[begin Given information]

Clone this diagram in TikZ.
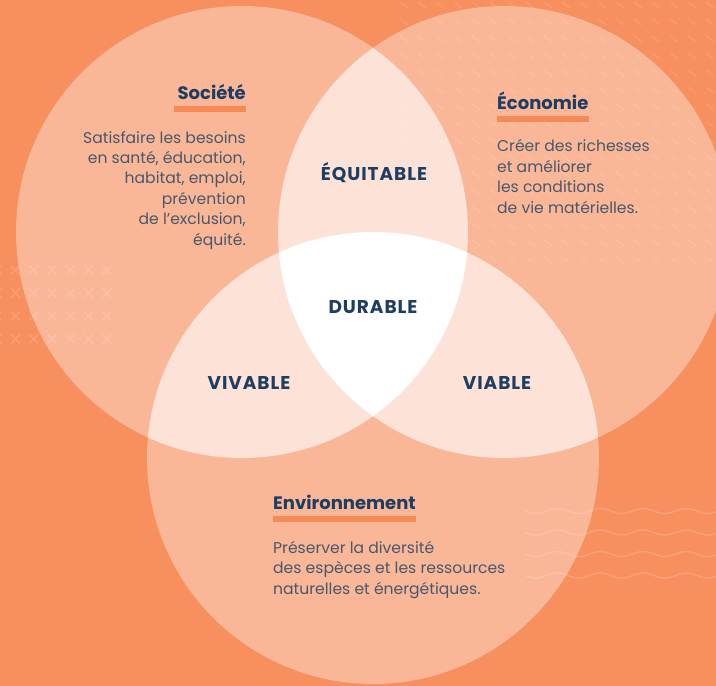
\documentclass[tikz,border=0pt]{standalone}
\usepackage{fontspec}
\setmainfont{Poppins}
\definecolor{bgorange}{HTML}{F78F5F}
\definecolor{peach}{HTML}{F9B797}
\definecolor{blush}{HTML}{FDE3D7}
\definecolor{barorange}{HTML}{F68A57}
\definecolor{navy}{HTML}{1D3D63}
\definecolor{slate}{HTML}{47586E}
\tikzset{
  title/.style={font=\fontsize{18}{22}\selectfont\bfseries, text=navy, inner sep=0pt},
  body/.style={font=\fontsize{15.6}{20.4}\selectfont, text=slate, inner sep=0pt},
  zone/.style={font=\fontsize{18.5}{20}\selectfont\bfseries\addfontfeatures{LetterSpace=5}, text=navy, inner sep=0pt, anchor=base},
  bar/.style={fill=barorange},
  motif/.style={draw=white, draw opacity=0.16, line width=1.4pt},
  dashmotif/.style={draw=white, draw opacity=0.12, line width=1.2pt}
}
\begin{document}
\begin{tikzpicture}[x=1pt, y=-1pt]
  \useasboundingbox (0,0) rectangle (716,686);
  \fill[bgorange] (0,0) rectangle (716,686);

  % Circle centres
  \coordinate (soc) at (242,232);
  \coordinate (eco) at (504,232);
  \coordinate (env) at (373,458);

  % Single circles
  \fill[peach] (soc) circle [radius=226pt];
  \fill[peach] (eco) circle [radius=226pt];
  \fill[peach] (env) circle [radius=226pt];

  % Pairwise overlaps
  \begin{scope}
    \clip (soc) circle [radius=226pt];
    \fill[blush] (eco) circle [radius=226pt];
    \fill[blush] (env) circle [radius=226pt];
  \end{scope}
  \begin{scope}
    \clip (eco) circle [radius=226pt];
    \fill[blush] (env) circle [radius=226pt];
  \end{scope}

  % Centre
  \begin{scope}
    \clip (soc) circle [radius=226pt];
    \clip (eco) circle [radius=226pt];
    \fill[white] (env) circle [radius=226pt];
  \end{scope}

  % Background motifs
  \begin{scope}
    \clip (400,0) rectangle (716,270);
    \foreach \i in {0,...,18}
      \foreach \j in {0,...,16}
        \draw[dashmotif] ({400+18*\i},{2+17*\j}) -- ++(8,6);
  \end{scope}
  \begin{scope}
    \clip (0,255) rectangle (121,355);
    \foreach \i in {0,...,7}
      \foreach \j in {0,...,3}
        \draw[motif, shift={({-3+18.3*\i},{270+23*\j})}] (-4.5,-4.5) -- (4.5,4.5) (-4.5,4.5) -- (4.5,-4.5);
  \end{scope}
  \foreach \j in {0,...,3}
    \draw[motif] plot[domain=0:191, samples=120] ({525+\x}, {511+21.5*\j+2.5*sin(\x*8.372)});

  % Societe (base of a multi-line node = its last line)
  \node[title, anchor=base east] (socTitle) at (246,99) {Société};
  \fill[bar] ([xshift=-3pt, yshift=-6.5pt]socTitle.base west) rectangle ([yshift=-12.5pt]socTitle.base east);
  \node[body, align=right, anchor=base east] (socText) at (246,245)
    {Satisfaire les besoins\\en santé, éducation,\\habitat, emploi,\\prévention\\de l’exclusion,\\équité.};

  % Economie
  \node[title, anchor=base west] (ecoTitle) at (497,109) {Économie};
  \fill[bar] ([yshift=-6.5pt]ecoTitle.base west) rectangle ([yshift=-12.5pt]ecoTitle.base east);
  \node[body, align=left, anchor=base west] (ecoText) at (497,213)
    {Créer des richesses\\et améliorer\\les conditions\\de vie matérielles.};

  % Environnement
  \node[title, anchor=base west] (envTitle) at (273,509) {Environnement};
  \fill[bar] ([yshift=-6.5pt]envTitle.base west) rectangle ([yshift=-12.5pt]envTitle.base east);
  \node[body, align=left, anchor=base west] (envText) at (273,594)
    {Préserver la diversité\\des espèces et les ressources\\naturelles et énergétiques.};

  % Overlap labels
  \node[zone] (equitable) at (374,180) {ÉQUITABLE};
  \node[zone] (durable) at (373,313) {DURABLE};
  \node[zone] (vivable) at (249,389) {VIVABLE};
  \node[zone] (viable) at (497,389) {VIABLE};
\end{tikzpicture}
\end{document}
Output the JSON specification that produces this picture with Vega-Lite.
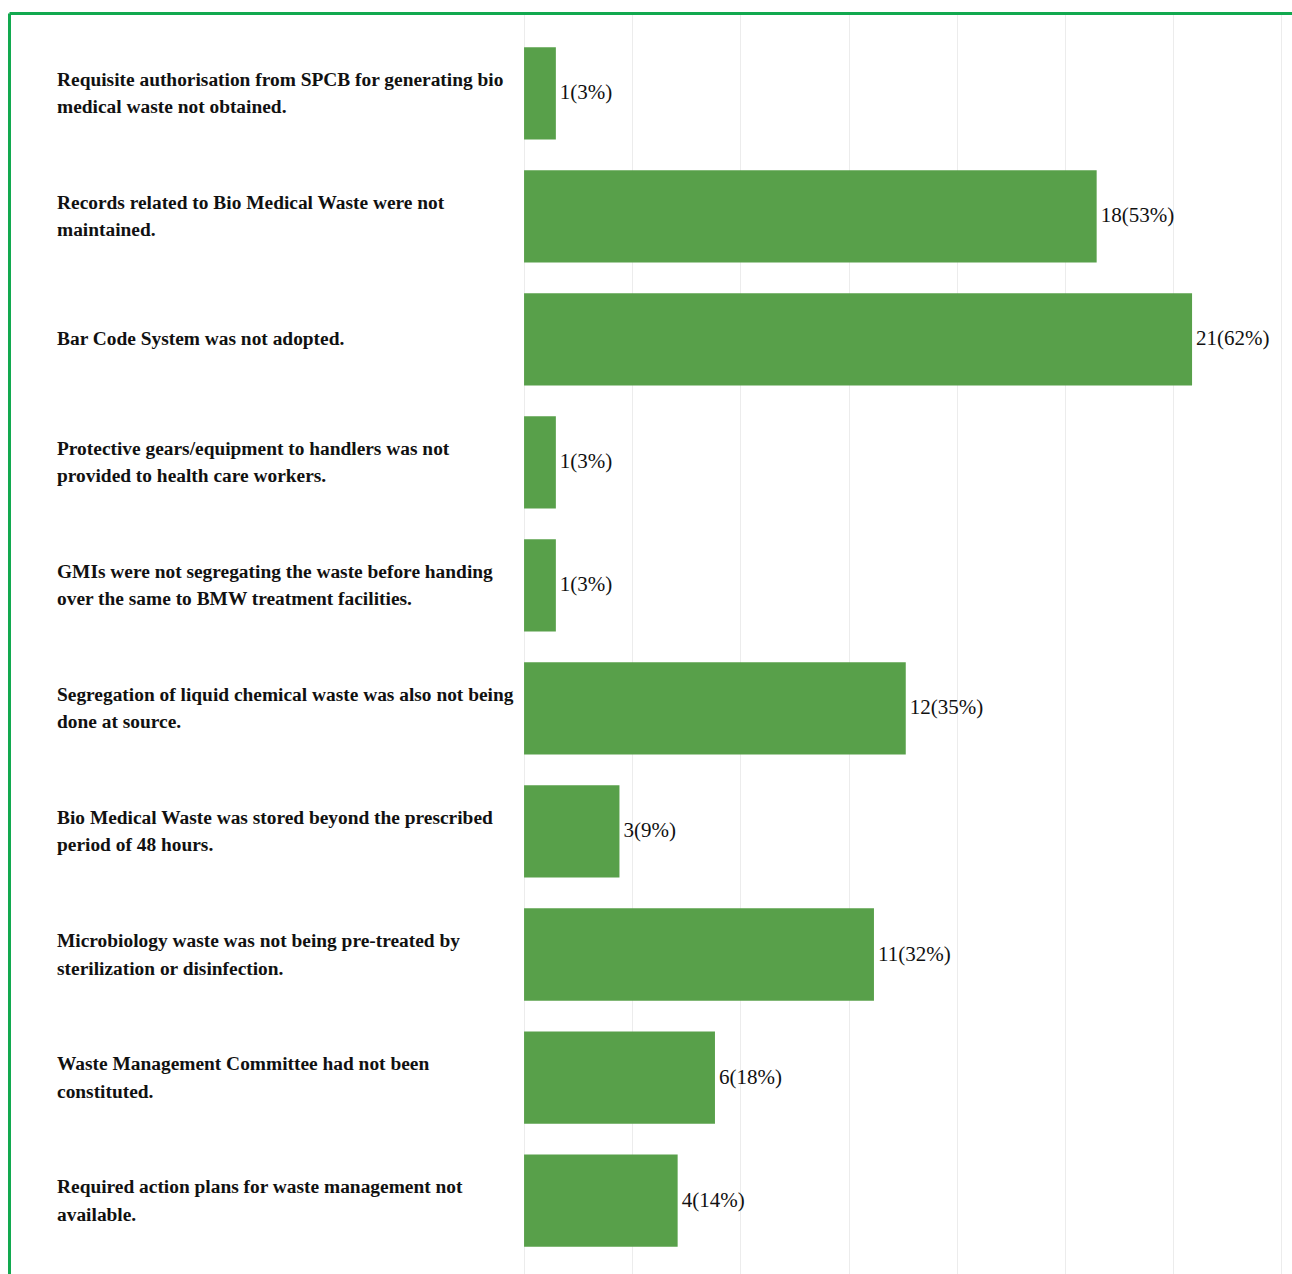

[end Given information]

**Task prompt**
Identify and copy all lines with the word "this".

**Response to the exercise**
Clone this diagram in TikZ.
Output the JSON specification that produces this picture with Vega-Lite.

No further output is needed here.